# Provided material
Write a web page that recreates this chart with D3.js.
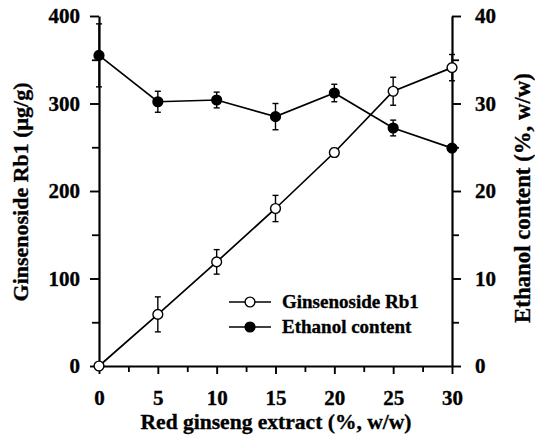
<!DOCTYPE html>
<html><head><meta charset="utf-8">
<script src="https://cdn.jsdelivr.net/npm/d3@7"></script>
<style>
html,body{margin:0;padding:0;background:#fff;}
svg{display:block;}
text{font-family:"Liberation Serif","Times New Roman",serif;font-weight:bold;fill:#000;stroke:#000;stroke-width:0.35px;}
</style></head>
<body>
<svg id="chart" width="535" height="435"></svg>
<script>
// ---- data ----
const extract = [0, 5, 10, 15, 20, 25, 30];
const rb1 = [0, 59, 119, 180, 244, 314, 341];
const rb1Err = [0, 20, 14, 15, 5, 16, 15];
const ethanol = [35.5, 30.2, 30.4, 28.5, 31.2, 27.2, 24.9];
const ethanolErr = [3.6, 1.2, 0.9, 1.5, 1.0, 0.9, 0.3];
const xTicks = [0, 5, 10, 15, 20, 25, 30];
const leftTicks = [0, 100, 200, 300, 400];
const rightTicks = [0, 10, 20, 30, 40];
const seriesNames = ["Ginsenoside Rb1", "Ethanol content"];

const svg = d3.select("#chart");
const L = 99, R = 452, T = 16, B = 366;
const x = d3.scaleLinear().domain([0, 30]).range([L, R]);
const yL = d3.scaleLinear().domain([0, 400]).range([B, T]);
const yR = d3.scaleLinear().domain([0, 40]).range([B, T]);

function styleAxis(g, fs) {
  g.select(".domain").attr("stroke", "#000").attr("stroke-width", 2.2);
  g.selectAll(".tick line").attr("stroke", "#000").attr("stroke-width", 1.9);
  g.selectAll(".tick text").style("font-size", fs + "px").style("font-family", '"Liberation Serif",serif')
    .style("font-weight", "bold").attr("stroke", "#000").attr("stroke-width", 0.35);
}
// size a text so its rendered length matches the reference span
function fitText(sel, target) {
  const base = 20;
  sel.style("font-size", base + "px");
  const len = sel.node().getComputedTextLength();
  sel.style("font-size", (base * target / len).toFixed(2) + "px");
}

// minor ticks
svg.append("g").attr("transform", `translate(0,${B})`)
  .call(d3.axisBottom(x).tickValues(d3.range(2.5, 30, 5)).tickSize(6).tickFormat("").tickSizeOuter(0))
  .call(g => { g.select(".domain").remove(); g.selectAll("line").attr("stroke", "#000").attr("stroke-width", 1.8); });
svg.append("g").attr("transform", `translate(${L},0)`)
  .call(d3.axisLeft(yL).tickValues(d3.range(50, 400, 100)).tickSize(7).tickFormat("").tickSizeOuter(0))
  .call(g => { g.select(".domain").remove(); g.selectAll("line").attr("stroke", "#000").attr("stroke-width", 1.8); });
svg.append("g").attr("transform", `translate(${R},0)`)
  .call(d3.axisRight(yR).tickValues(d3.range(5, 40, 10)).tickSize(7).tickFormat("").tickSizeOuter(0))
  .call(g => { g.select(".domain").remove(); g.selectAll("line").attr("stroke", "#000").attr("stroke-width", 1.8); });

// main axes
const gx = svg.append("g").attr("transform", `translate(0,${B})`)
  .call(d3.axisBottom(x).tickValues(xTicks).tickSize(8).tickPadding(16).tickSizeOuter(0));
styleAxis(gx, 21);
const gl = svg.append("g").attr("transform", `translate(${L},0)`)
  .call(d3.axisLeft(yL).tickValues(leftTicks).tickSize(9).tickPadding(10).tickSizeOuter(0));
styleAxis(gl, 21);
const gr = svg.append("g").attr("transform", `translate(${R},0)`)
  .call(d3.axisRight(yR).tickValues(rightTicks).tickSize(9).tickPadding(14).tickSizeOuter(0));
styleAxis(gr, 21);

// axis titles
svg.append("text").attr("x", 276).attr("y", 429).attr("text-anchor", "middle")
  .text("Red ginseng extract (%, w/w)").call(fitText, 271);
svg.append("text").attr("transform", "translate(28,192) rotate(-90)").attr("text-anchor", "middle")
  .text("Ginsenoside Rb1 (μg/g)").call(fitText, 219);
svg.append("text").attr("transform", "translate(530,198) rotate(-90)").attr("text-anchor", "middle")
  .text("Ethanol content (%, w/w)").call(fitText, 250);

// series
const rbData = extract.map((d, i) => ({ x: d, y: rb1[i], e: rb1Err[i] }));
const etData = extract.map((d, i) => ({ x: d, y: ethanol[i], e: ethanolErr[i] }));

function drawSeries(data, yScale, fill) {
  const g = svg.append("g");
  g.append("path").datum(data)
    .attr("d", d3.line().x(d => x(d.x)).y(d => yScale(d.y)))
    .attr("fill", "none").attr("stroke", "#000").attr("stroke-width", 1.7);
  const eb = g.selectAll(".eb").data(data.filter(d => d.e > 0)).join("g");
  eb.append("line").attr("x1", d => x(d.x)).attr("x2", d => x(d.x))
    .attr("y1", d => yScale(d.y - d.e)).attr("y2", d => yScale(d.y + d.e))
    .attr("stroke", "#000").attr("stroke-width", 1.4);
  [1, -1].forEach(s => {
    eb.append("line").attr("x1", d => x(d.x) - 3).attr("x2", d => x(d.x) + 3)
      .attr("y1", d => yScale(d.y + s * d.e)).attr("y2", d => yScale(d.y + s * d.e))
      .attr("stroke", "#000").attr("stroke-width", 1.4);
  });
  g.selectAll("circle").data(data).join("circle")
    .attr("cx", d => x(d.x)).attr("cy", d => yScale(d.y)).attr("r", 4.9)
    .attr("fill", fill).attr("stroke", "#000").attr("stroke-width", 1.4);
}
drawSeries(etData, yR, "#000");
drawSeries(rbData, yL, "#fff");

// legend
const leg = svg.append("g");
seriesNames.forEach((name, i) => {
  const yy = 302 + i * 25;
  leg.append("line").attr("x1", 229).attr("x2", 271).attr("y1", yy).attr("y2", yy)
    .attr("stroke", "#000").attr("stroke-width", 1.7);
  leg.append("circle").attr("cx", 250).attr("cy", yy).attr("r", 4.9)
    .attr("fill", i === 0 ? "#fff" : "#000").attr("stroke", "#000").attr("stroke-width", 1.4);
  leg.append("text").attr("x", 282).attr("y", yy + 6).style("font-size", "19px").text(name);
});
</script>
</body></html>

# The problem
Output the data above without changes, apart from leaving out the pictures.

# Solved exercise
Write a web page that recreates this chart with D3.js.
<!DOCTYPE html>
<html><head><meta charset="utf-8">
<script src="https://cdn.jsdelivr.net/npm/d3@7"></script>
<style>
html,body{margin:0;padding:0;background:#fff;}
svg{display:block;}
text{font-family:"Liberation Serif","Times New Roman",serif;font-weight:bold;fill:#000;stroke:#000;stroke-width:0.35px;}
</style></head>
<body>
<svg id="chart" width="535" height="435"></svg>
<script>
// ---- data ----
const extract = [0, 5, 10, 15, 20, 25, 30];
const rb1 = [0, 59, 119, 180, 244, 314, 341];
const rb1Err = [0, 20, 14, 15, 5, 16, 15];
const ethanol = [35.5, 30.2, 30.4, 28.5, 31.2, 27.2, 24.9];
const ethanolErr = [3.6, 1.2, 0.9, 1.5, 1.0, 0.9, 0.3];
const xTicks = [0, 5, 10, 15, 20, 25, 30];
const leftTicks = [0, 100, 200, 300, 400];
const rightTicks = [0, 10, 20, 30, 40];
const seriesNames = ["Ginsenoside Rb1", "Ethanol content"];

const svg = d3.select("#chart");
const L = 99, R = 452, T = 16, B = 366;
const x = d3.scaleLinear().domain([0, 30]).range([L, R]);
const yL = d3.scaleLinear().domain([0, 400]).range([B, T]);
const yR = d3.scaleLinear().domain([0, 40]).range([B, T]);

function styleAxis(g, fs) {
  g.select(".domain").attr("stroke", "#000").attr("stroke-width", 2.2);
  g.selectAll(".tick line").attr("stroke", "#000").attr("stroke-width", 1.9);
  g.selectAll(".tick text").style("font-size", fs + "px").style("font-family", '"Liberation Serif",serif')
    .style("font-weight", "bold").attr("stroke", "#000").attr("stroke-width", 0.35);
}
// size a text so its rendered length matches the reference span
function fitText(sel, target) {
  const base = 20;
  sel.style("font-size", base + "px");
  const len = sel.node().getComputedTextLength();
  sel.style("font-size", (base * target / len).toFixed(2) + "px");
}

// minor ticks
svg.append("g").attr("transform", `translate(0,${B})`)
  .call(d3.axisBottom(x).tickValues(d3.range(2.5, 30, 5)).tickSize(6).tickFormat("").tickSizeOuter(0))
  .call(g => { g.select(".domain").remove(); g.selectAll("line").attr("stroke", "#000").attr("stroke-width", 1.8); });
svg.append("g").attr("transform", `translate(${L},0)`)
  .call(d3.axisLeft(yL).tickValues(d3.range(50, 400, 100)).tickSize(7).tickFormat("").tickSizeOuter(0))
  .call(g => { g.select(".domain").remove(); g.selectAll("line").attr("stroke", "#000").attr("stroke-width", 1.8); });
svg.append("g").attr("transform", `translate(${R},0)`)
  .call(d3.axisRight(yR).tickValues(d3.range(5, 40, 10)).tickSize(7).tickFormat("").tickSizeOuter(0))
  .call(g => { g.select(".domain").remove(); g.selectAll("line").attr("stroke", "#000").attr("stroke-width", 1.8); });

// main axes
const gx = svg.append("g").attr("transform", `translate(0,${B})`)
  .call(d3.axisBottom(x).tickValues(xTicks).tickSize(8).tickPadding(16).tickSizeOuter(0));
styleAxis(gx, 21);
const gl = svg.append("g").attr("transform", `translate(${L},0)`)
  .call(d3.axisLeft(yL).tickValues(leftTicks).tickSize(9).tickPadding(10).tickSizeOuter(0));
styleAxis(gl, 21);
const gr = svg.append("g").attr("transform", `translate(${R},0)`)
  .call(d3.axisRight(yR).tickValues(rightTicks).tickSize(9).tickPadding(14).tickSizeOuter(0));
styleAxis(gr, 21);

// axis titles
svg.append("text").attr("x", 276).attr("y", 429).attr("text-anchor", "middle")
  .text("Red ginseng extract (%, w/w)").call(fitText, 271);
svg.append("text").attr("transform", "translate(28,192) rotate(-90)").attr("text-anchor", "middle")
  .text("Ginsenoside Rb1 (μg/g)").call(fitText, 219);
svg.append("text").attr("transform", "translate(530,198) rotate(-90)").attr("text-anchor", "middle")
  .text("Ethanol content (%, w/w)").call(fitText, 250);

// series
const rbData = extract.map((d, i) => ({ x: d, y: rb1[i], e: rb1Err[i] }));
const etData = extract.map((d, i) => ({ x: d, y: ethanol[i], e: ethanolErr[i] }));

function drawSeries(data, yScale, fill) {
  const g = svg.append("g");
  g.append("path").datum(data)
    .attr("d", d3.line().x(d => x(d.x)).y(d => yScale(d.y)))
    .attr("fill", "none").attr("stroke", "#000").attr("stroke-width", 1.7);
  const eb = g.selectAll(".eb").data(data.filter(d => d.e > 0)).join("g");
  eb.append("line").attr("x1", d => x(d.x)).attr("x2", d => x(d.x))
    .attr("y1", d => yScale(d.y - d.e)).attr("y2", d => yScale(d.y + d.e))
    .attr("stroke", "#000").attr("stroke-width", 1.4);
  [1, -1].forEach(s => {
    eb.append("line").attr("x1", d => x(d.x) - 3).attr("x2", d => x(d.x) + 3)
      .attr("y1", d => yScale(d.y + s * d.e)).attr("y2", d => yScale(d.y + s * d.e))
      .attr("stroke", "#000").attr("stroke-width", 1.4);
  });
  g.selectAll("circle").data(data).join("circle")
    .attr("cx", d => x(d.x)).attr("cy", d => yScale(d.y)).attr("r", 4.9)
    .attr("fill", fill).attr("stroke", "#000").attr("stroke-width", 1.4);
}
drawSeries(etData, yR, "#000");
drawSeries(rbData, yL, "#fff");

// legend
const leg = svg.append("g");
seriesNames.forEach((name, i) => {
  const yy = 302 + i * 25;
  leg.append("line").attr("x1", 229).attr("x2", 271).attr("y1", yy).attr("y2", yy)
    .attr("stroke", "#000").attr("stroke-width", 1.7);
  leg.append("circle").attr("cx", 250).attr("cy", yy).attr("r", 4.9)
    .attr("fill", i === 0 ? "#fff" : "#000").attr("stroke", "#000").attr("stroke-width", 1.4);
  leg.append("text").attr("x", 282).attr("y", yy + 6).style("font-size", "19px").text(name);
});
</script>
</body></html>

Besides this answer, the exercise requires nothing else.